France-based Chomarat reports it has invested in a new carbon multiaxial machine designed for and by the company to increase line productivity during high-speed carbon fiber placement. According to the company, the machine is
10 times more productive than previous generation machines. The purchase is part of the company’s previously announced 35 million euro ($41.2 million) three-year innovation and upgrade investment plan. The machine allows Chomarat to manufacture its C-PLY™ high-performance multiaxial materials in different widths and large volumes in a variety of constructions including isotropic, specific angles ranging from 22.5 to 90 degrees, and thin plies.
“With this new carbon multiaxial, we are boosting our competitive power in France and abroad to meet the needs and requirements of our markets and customers, and also pursuing our innovation strategy,” said Michel Cognet, managing director, Chomarat.
Home Furnishings, Apparel Investments
In news from the home furnishing area, Home Fashions International (HFI) announced that it is expanding its existing operations in Cherokee County, S.C. The $5.5 million investment is expected to create 60 new jobs. According to HFI, over the past two years the company has experienced exponential growth in the outdoor cushion business. The company has purchased a 350,000-square-foot facility in Gaffney, S.C., to accommodate the new manufacturing and shipping location. The new facility, known as Gaffney Manufacturing, will allow the company to quadruple its business over the next five years and reduce its reliance on imported and out-of-state raw materials.
“I have been very happy with both the caliber of the workforce and the business-friendly environment in Cherokee County, S.C.,” said David Li, owner, HFI. “When the business conditions dictated expansion, we considered other locations, but determined that the best course of action was to stay right here where we knew the labor force and business climate would allow us to be successful.”
In other home furnishings news, Atlanta-based The Home Depot® acquired The Company Store, an online retailer of textiles and home décor products, from Hanover Direct in December 2017. The acquisition does not include The Company Store’s five retail locations. Terms of the deal were not disclosed.
The Home Depot reports that in addition to its success as an online retailer, The Company Store has strong relationships and industry leading capabilities in the development and sourcing of high quality textiles across bedding, bath, and related categories.
“The acquisition of The Company Store provides product development and sourcing capabilities to help us expand our online décor business into broader categories across the entire home,” said Craig Menear, chairman, CEO and president, The Home Depot.

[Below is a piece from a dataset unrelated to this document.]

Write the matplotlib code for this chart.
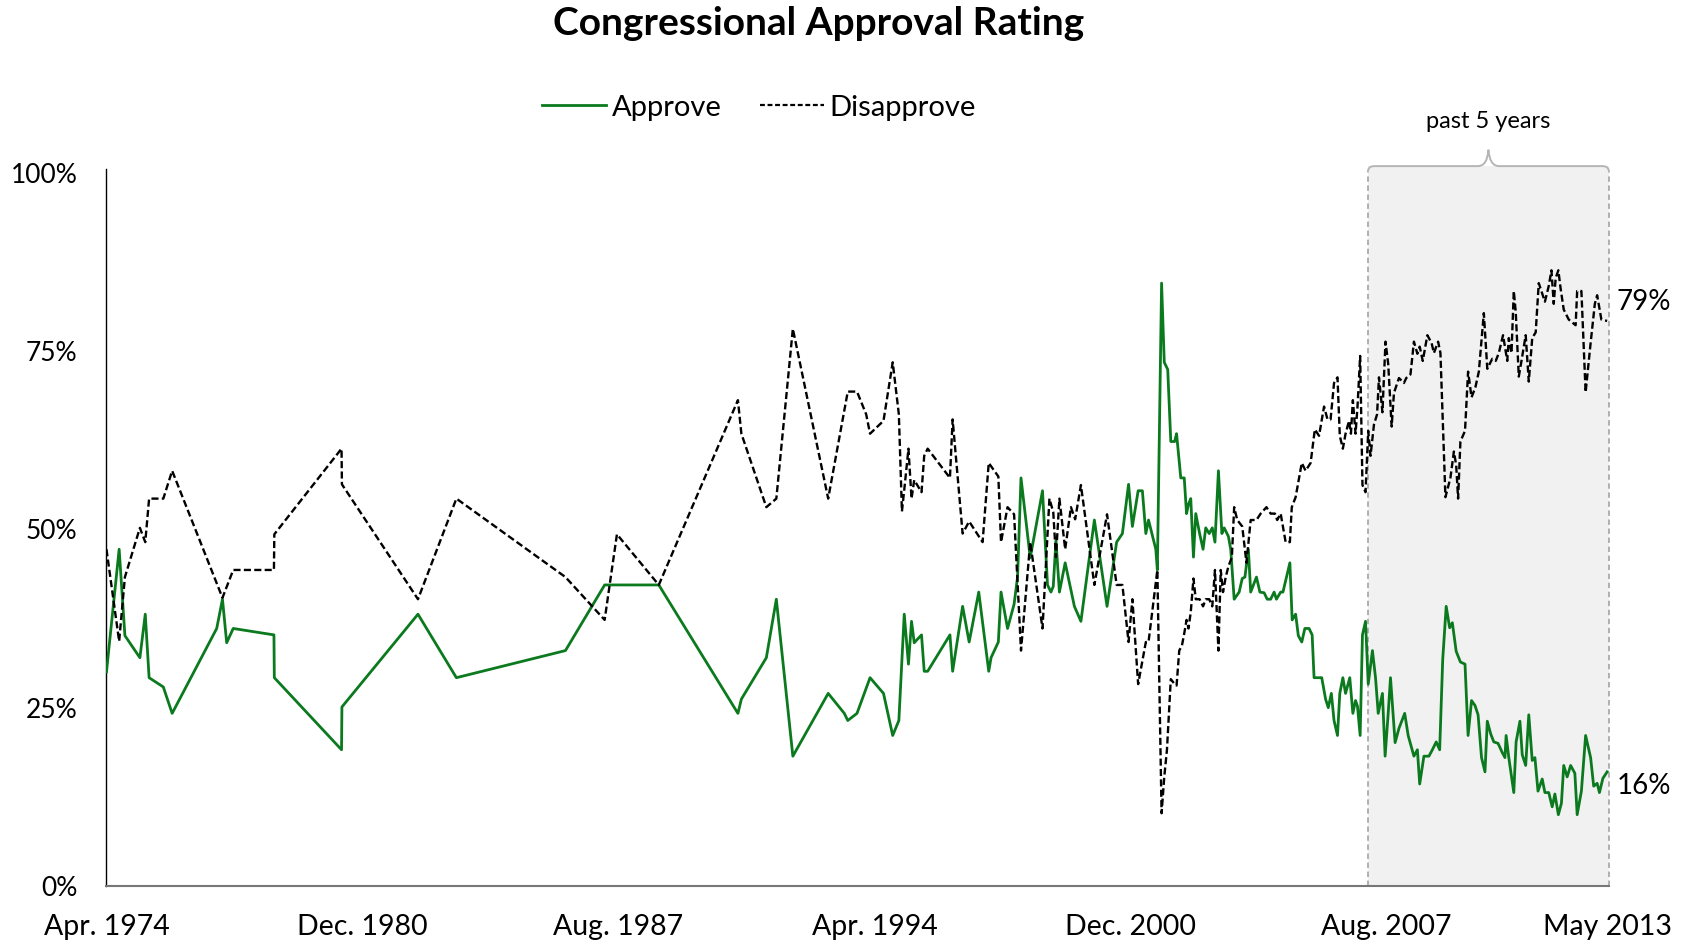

Greensboro, N.C.-based VF Corp. announced that it will open a new distribution center in Jonestown, Pa., in early 2019. VF stated it will invest up to $52 million in the project, which is expected to bring more than 175 new full-time jobs to the area over the next three years.
“As our direct-to-consumer business continues to grow, we see the consumer-focused opportunity to expand our distribution operations so that we can more quickly service our consumers in the Northeastern U.S.,” said Steve Rendle, VF’s chairman, president and CEO.
VF reports it will lease a 500,000-square foot facility in Jonestown to support the distribution of products for its Vans®, The North Face® and Timberland® brands. The lease will begin in July 2018, and the company expects to begin hiring in mid-2018. It is anticipated that the distribution center will be operational in early 2019.
“Originally founded in Pennsylvania, VF has a long history in our state,” said Pennsylvania Governor Tom Wolf. “We’re pleased that VF has chosen to expand on this successful foundation by bringing more than 175 good-paying jobs to families in Lebanon County.”